Outlier Bull Says Indian Traders Too Skeptical Over Deficit
Pedestrians walk past the Bombay Stock Exchange (BSE) in Mumbai. (Photographer: Dhiraj Singh/Bloomberg)

(Bloomberg) -- Most Indian traders are acting like the best days of the bond market are behind it as they wait for the government to blow out the budget.

But Jayesh Mehta, a veteran trader at Bank of America Merrill Lynch, is a rare bull in Mumbai’s fixed-income world. He thinks fresh gains are just around the corner.

Sovereign debt sold off in the past two months on fears Prime Minister Narendra Modi will expand the record 7.1 trillion rupees ($100 billion) in borrowings to support a slowing economy. The rout diminished the impact of Asia’s most aggressive monetary-policy easing and a banking system that’s flushed with liquidity.

“Bond traders are pricing in fiscal slippage and higher borrowings,” but “our view is that the government will meet its deficit targets,” said Mehta, BofAML’s country treasurer. ‘Right now, market is skeptical but I reckon it will eventually change and see the 10-year yield dip below 6% by end of March.”

Outlier Bull Says Indian Traders Too Skeptical Over Deficit

The yield on notes due in January 2029 was little changed at 6.66% at 9:23 a.m. in Mumbai after falling by seven basis points in the previous two sessions.

Bonds will benefit from as much as 75 basis points of rate cuts, ample liquidity in the banking system and a clarification from the government on extra borrowings, according to Mehta.

I am “bullish on bonds,” he said, adding the RBI will focus on supporting growth even if inflation inches higher.

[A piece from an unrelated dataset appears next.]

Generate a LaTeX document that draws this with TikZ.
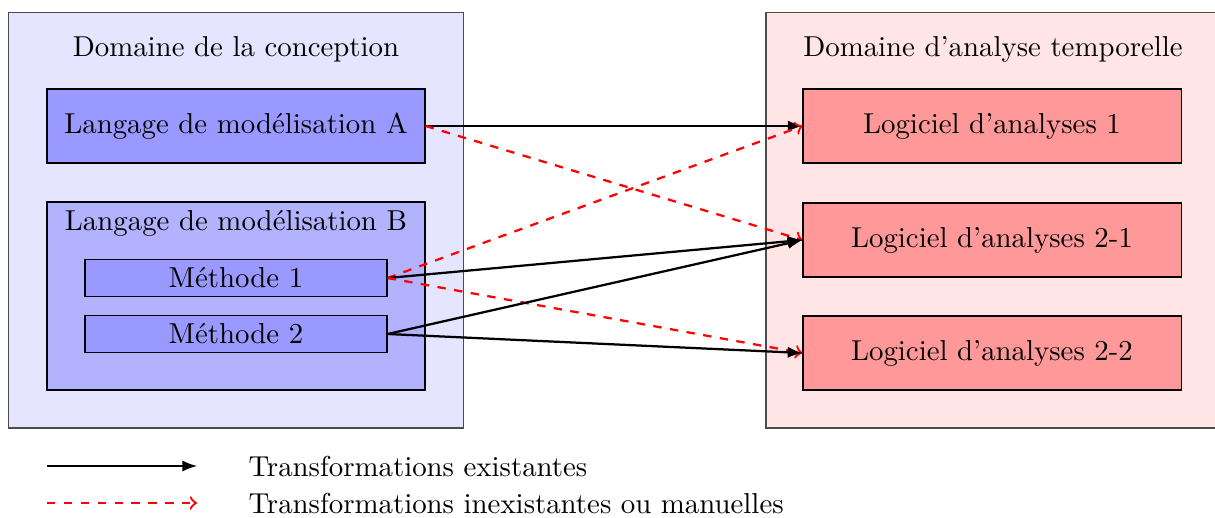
\documentclass[tikz,border=0pt]{standalone}
\usetikzlibrary{arrows}
\begin{document}
\begin{tikzpicture}[x=0.0125cm,y=-0.0125cm,
  every node/.style={font=\fontsize{10.25}{12.3}\selectfont},
  dombox/.style={draw=black!70,line width=0.4pt,minimum width=5.675cm,minimum height=5.1875cm,inner sep=0pt},
  bigbox/.style={draw=black,line width=0.4pt,minimum width=4.725cm,minimum height=0.925cm,inner sep=0pt},
  methbox/.style={draw=black,line width=0.4pt,fill=blue!40,minimum width=3.775cm,minimum height=0.4625cm,inner sep=0pt},
  exist/.style={-latex,thick,black},
  manual/.style={->,thick,dashed,red},
  lbl/.style={inner sep=0pt}]
\useasboundingbox (0,0) rectangle (1215,518);
% domains
\node[dombox,fill=blue!10] (dconc) at (236,220.5) {};
\node[dombox,fill=red!10] (dana) at (993,220.5) {};
\node[lbl] (tconc) at (236,49) {Domaine de la conception};
\node[lbl] (tana) at (993,49) {Domaine d'analyse temporelle};
% left
\node[bigbox,fill=blue!40] (A) at (236,126) {Langage de modélisation A};
\node[bigbox,fill=blue!30,minimum height=2.35cm] (B) at (236,296) {};
\node[lbl] (tB) at (236,223) {Langage de modélisation B};
\node[methbox] (M1) at (236,278) {Méthode 1};
\node[methbox] (M2) at (236,334) {Méthode 2};
% right
\node[bigbox,fill=red!40] (L1) at (992,126) {Logiciel d'analyses 1};
\node[bigbox,fill=red!40] (L21) at (992,240) {Logiciel d'analyses 2-1};
\node[bigbox,fill=red!40] (L22) at (992,353) {Logiciel d'analyses 2-2};
% connectors
\draw[exist] (A.east) -- (L1.west);
\draw[manual] (A.east) -- (L21.west);
\draw[manual] (M1.east) -- (L1.west);
\draw[exist] (M1.east) -- (L21.west);
\draw[manual] (M1.east) -- (L22.west);
\draw[exist] (M2.east) -- (L21.west);
\draw[exist] (M2.east) -- (L22.west);
% legend
\coordinate (e1) at (47,466);
\coordinate (e2) at (197,466);
\coordinate (m1) at (47,503);
\coordinate (m2) at (197,503);
\draw[exist] (e1) -- (e2);
\draw[manual] (m1) -- (m2);
\node[lbl,anchor=west] (le) at (248,466) {Transformations existantes};
\node[lbl,anchor=west] (lm) at (248,503) {Transformations inexistantes ou manuelles};
\end{tikzpicture}
\end{document}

For Mehta, the 30-year bond veteran, going against the crowd and winning has become the norm. Early this year he correctly predicted the central bank would ease; he got the call right in 2017, too. Last August, he forecast a drop in yields.

Debt Support

His forecast now for yields to drop below 6% compares with a consensus forecast of 6.45% by end of the fiscal year in March. And his estimate of as much as 75 basis points of RBI rate reductions is more aggressive than the median for 25 points in a Bloomberg survey.

Mehta is also saying the RBI can take a leaf from the Federal Reserve and the European Central Bank and help curtail the budget deficit by buying government debt through its open-market operations, a move that will also support bonds.

The central bank could buy $15 billion of bonds in the next six months, according to estimates of BofAML’s India economists. The authority in August already approved a record 1.76 trillion-rupee ($24.4 billion) payout to the government.

“The central bank can monetize the fiscal deficit by buying bonds,” said Mehta. “The U.S. Fed and other Central banks are doing it, so it’s likely the RBI may also do the same.”